Orban, who won a fourth consecutive term in an election early last month, has used the special legal order in the past, once due to Europe’s migrant and refugee crisis and later during the COVID-19 pandemic.

The new state of emergency similarly empowers Orban’s government to approve measures by decree.

In a video posted on Facebook on Tuesday, Orban said that the war in Ukraine represents “a constant threat to Hungary” which was “putting our physical security at risk and threatening the energy and financial security of our economy and families”.

Orban said his government’s first measures would be announced on Wednesday.

The move came after Orban’s ruling party passed a constitutional amendment on Tuesday allowing for legal states of emergency to be declared when armed conflicts, wars or humanitarian disasters were taking place in neighbouring countries.

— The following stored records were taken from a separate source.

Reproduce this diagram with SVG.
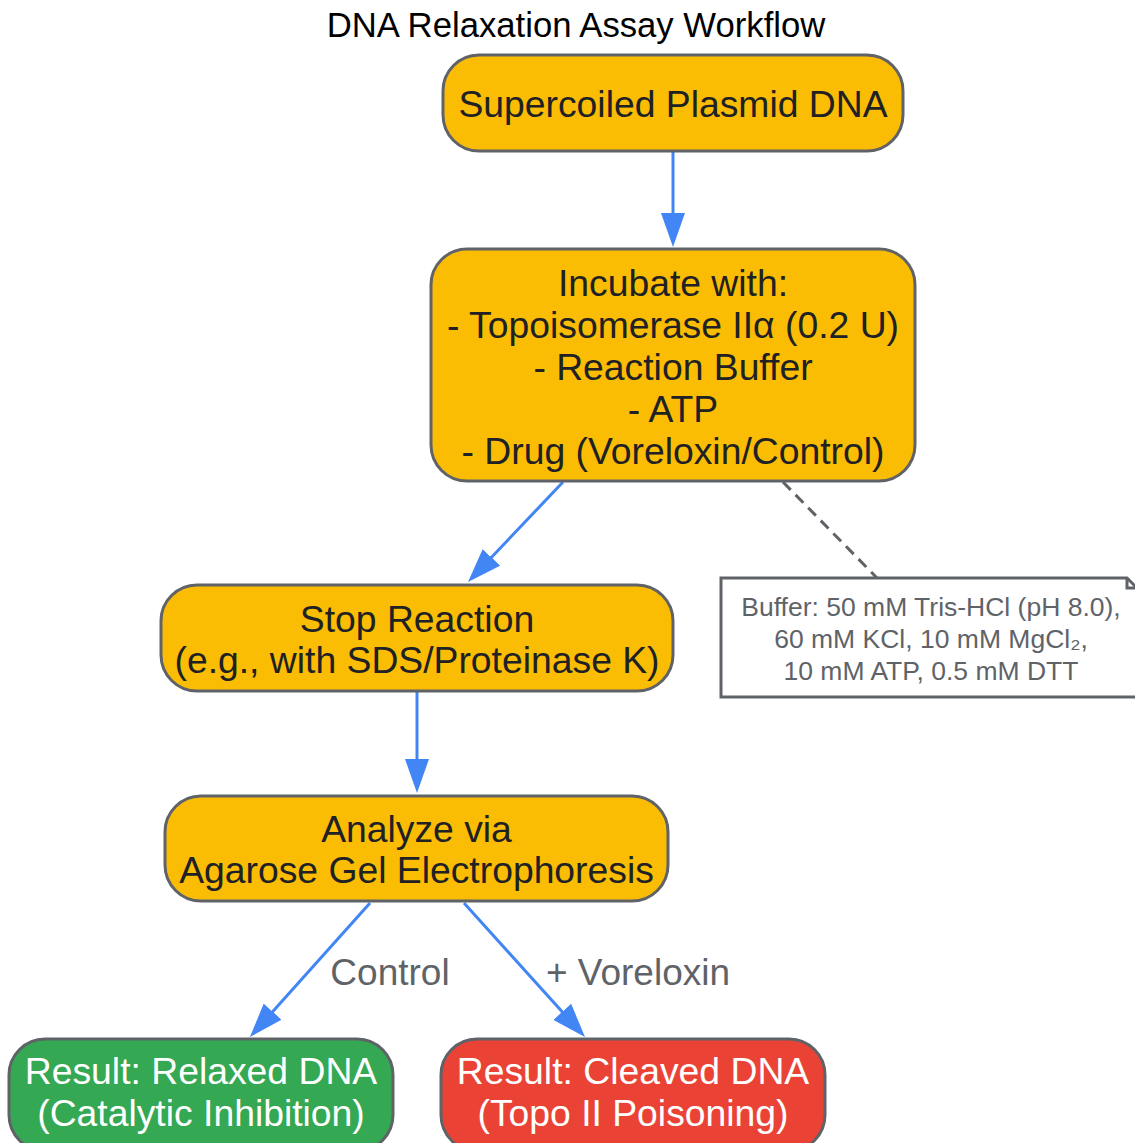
<svg xmlns="http://www.w3.org/2000/svg" width="1135" height="1143" viewBox="0 0 1135 1143">
<style>
.node rect{fill:#fbbc04;stroke:#5f6368;stroke-width:3}
.t{font-family:"Liberation Sans",Arial,sans-serif;font-size:37.3px;fill:#202124;text-anchor:middle}
.w{fill:#ffffff}
.edge{fill:none;stroke:#4285f4;stroke-width:3}
.lbl{font-family:"Liberation Sans",Arial,sans-serif;font-size:37px;fill:#5f6368;text-anchor:middle}
.note{font-family:"Liberation Sans",Arial,sans-serif;font-size:26.5px;fill:#5f6368;text-anchor:middle}
</style>
<defs>
<marker id="arr" markerUnits="userSpaceOnUse" markerWidth="34" markerHeight="24" refX="14" refY="12" orient="auto" viewBox="0 0 34 24">
<path d="M0,0 L34,12 L0,24 z" fill="#4285f4"/>
</marker>
</defs>
<rect width="1135" height="1143" fill="#ffffff"/>
<text x="576" y="37" font-family="Liberation Sans,Arial,sans-serif" font-size="34.7" fill="#000000" text-anchor="middle">DNA Relaxation Assay Workflow</text>
<g id="connectors">
<path class="edge" d="M673,151 L673,227" marker-end="url(#arr)"/>
<path class="edge" d="M563,482 L481.8,567.5" marker-end="url(#arr)"/>
<path d="M783,482 L877,578" fill="none" stroke="#5f6368" stroke-width="3" stroke-dasharray="11,7"/>
<path class="edge" d="M417,691 L417,773" marker-end="url(#arr)"/>
<path class="edge" d="M370,903 L263.3,1022.1" marker-end="url(#arr)"/>
<path class="edge" d="M464,903 L571.6,1022.2" marker-end="url(#arr)"/>
<text class="lbl" x="390" y="985">Control</text>
<text class="lbl" x="638" y="985">+ Voreloxin</text>
</g>
<g id="n1" class="node">
<rect x="443" y="55" width="460" height="96" rx="36"/>
<text class="t" x="673" y="117">Supercoiled Plasmid DNA</text>
</g>
<g id="n2" class="node">
<rect x="431" y="249" width="484" height="232" rx="36"/>
<text class="t" x="673" y="296">Incubate with:</text>
<text class="t" x="673" y="338">- Topoisomerase IIα (0.2 U)</text>
<text class="t" x="673" y="380">- Reaction Buffer</text>
<text class="t" x="673" y="422">- ATP</text>
<text class="t" x="673" y="464">- Drug (Voreloxin/Control)</text>
</g>
<g id="note">
<path d="M721,578 L1127,578 L1137,588 L1137,697 L721,697 Z" fill="#ffffff" stroke="#5f6368" stroke-width="3"/>
<path d="M1127,578 L1127,588 L1137,588" fill="none" stroke="#5f6368" stroke-width="3"/>
<text class="note" x="931" y="616">Buffer: 50 mM Tris-HCl (pH 8.0),</text>
<text class="note" x="931" y="648">60 mM KCl, 10 mM MgCl₂,</text>
<text class="note" x="931" y="680">10 mM ATP, 0.5 mM DTT</text>
</g>
<g id="n3" class="node">
<rect x="161" y="585" width="512" height="106" rx="36"/>
<text class="t" x="417" y="632">Stop Reaction</text>
<text class="t" x="417" y="673">(e.g., with SDS/Proteinase K)</text>
</g>
<g id="n4" class="node">
<rect x="165" y="796" width="503" height="105" rx="36"/>
<text class="t" x="416.5" y="842">Analyze via</text>
<text class="t" x="416.5" y="883">Agarose Gel Electrophoresis</text>
</g>
<g id="n5" class="node">
<rect x="9" y="1039" width="384" height="112" rx="36" style="fill:#34a853"/>
<text class="t w" x="201" y="1084">Result: Relaxed DNA</text>
<text class="t w" x="201" y="1126">(Catalytic Inhibition)</text>
</g>
<g id="n6" class="node">
<rect x="441" y="1039" width="384" height="112" rx="36" style="fill:#ea4335"/>
<text class="t w" x="633" y="1084">Result: Cleaved DNA</text>
<text class="t w" x="633" y="1126">(Topo II Poisoning)</text>
</g>
</svg>
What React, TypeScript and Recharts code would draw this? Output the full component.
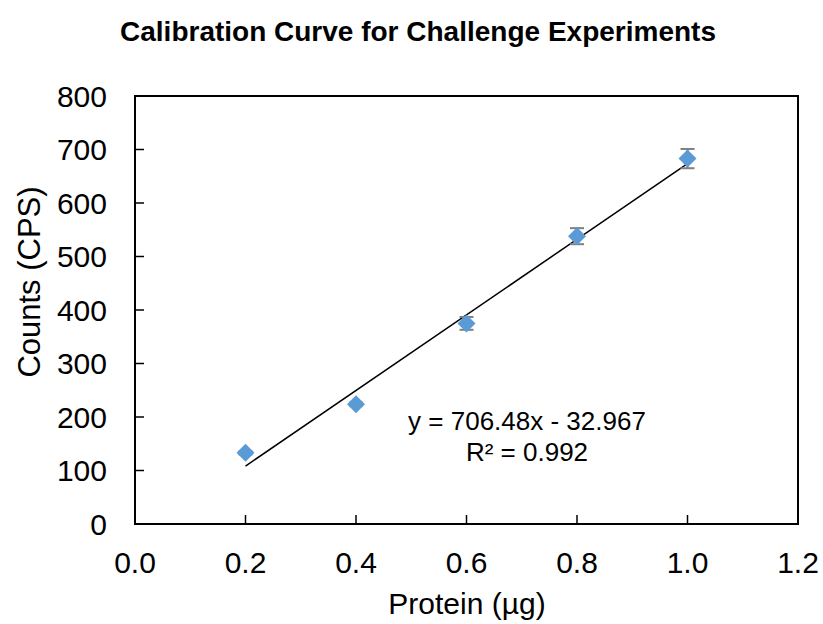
import React from "react";
import {
  ComposedChart,
  Scatter,
  Line,
  XAxis,
  YAxis,
  ErrorBar,
  ReferenceArea,
} from "recharts";

const protein = [0.2, 0.4, 0.6, 0.8, 1.0];
const counts = [133, 224, 375, 538, 683];
const countErr = [3, 3, 12, 15, 18];

const trendX = [0.2, 1.0];
const trendY = [108.3, 673.5];

const xTicks = [0, 0.2, 0.4, 0.6, 0.8, 1.0, 1.2];
const yTicks = [0, 100, 200, 300, 400, 500, 600, 700, 800];

const points = protein.map((x, i) => ({ x, y: counts[i], err: countErr[i] }));
const trend = trendX.map((x, i) => ({ x, y: trendY[i] }));

const font = "'Liberation Sans', Arial, sans-serif";

const Diamond = (props: any) => {
  const { cx, cy } = props;
  const r = 9;
  return (
    <path
      d={`M${cx},${cy - r}L${cx + r},${cy}L${cx},${cy + r}L${cx - r},${cy}Z`}
      fill="#5B9BD5"
    />
  );
};

const NoDot = () => <g />;

export default function App() {
  return (
    <div style={{ position: "absolute", left: 0, top: 0, background: "#fff" }}>
      <ComposedChart
        width={823}
        height={624}
        margin={{ top: 96, right: 25, bottom: 0, left: 0 }}
      >
        <XAxis
          type="number"
          dataKey="x"
          domain={[0, 1.2]}
          ticks={xTicks}
          tickFormatter={(v: number) => v.toFixed(1)}
          height={100}
          tickSize={-9}
          tickMargin={37}
          axisLine={{ stroke: "#000", strokeWidth: 2 }}
          tickLine={{ stroke: "#000", strokeWidth: 1.5 }}
          tick={{ fill: "#000", fontSize: 30, fontFamily: font }}
          allowDataOverflow
        />
        <YAxis
          type="number"
          dataKey="y"
          domain={[0, 800]}
          ticks={yTicks}
          width={135}
          tickSize={-9}
          tickMargin={37}
          axisLine={{ stroke: "#000", strokeWidth: 2 }}
          tickLine={{ stroke: "#000", strokeWidth: 1.5 }}
          tick={{ fill: "#000", fontSize: 30, fontFamily: font }}
          allowDataOverflow
        />
        <ReferenceArea
          x1={0}
          x2={1.2}
          y1={0}
          y2={800}
          fill="none"
          stroke="#000"
          strokeWidth={2}
          fillOpacity={0}
        />
        <Line
          data={trend}
          dataKey="y"
          stroke="#000"
          strokeWidth={1.5}
          dot={false}
          activeDot={false}
          isAnimationActive={false}
        />
        <Scatter
          data={points}
          dataKey="y"
          shape={NoDot}
          isAnimationActive={false}
        >
          <ErrorBar
            dataKey="err"
            direction="y"
            width={7}
            stroke="#7f7f7f"
            strokeWidth={2}
            isAnimationActive={false}
          />
        </Scatter>
        <Scatter
          data={points}
          dataKey="y"
          shape={Diamond}
          isAnimationActive={false}
        />
        <text
          x={418}
          y={41}
          textAnchor="middle"
          fontFamily={font}
          fontWeight="bold"
          fontSize={28}
          fill="#000"
        >
          Calibration Curve for Challenge Experiments
        </text>
        <text
          x={29}
          y={282}
          transform="rotate(-90 29 282)"
          textAnchor="middle"
          dominantBaseline="central"
          fontFamily={font}
          fontSize={31}
          fill="#000"
        >
          Counts (CPS)
        </text>
        <text
          x={467}
          y={614}
          textAnchor="middle"
          fontFamily={font}
          fontSize={30}
          fill="#000"
        >
          Protein (µg)
        </text>
        <text
          x={527}
          y={430}
          textAnchor="middle"
          fontFamily={font}
          fontSize={26}
          fill="#000"
        >
          y = 706.48x - 32.967
        </text>
        <text
          x={527}
          y={461}
          textAnchor="middle"
          fontFamily={font}
          fontSize={26}
          fill="#000"
        >
          R² = 0.992
        </text>
      </ComposedChart>
    </div>
  );
}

The special legal order permits the government to enact laws by decree without parliamentary oversight, and permits the temporary suspension of and deviation from existing laws.

Hungary’s government implemented similar measures in response to the COVID-19 pandemic to outcry from critics and legal observers, who argued they gave the government authority to rule by decree. That special legal order was set to expire on June 1.

Orban’s government has been accused of eroding democratic freedoms in Hungary since taking power in 2010, and using state resources to cement its power. The governing Fidesz party won a fourth-straight election victory on April 3, giving Orban, the longest-serving leader in the European Union, an additional four-year term.

In a statement on Tuesday, Emese Pasztor of the Hungarian Civil Liberties Union wrote that Hungary’s government was “once again adapting the rules of the game to its own needs”.

“By always allowing the possibility of introducing a special legal order in the future, it will lose its special character. It will become the new normal, which will threaten the fundamental rights of all of us, and rule by decree will further diminish the importance of Parliament,” Pasztor wrote.

Governmental decrees issued through the special legal order are valid for 15 days unless extended by Hungary’s parliament. Orban’s Fidesz party has held a two-thirds majority in parliament since 2010.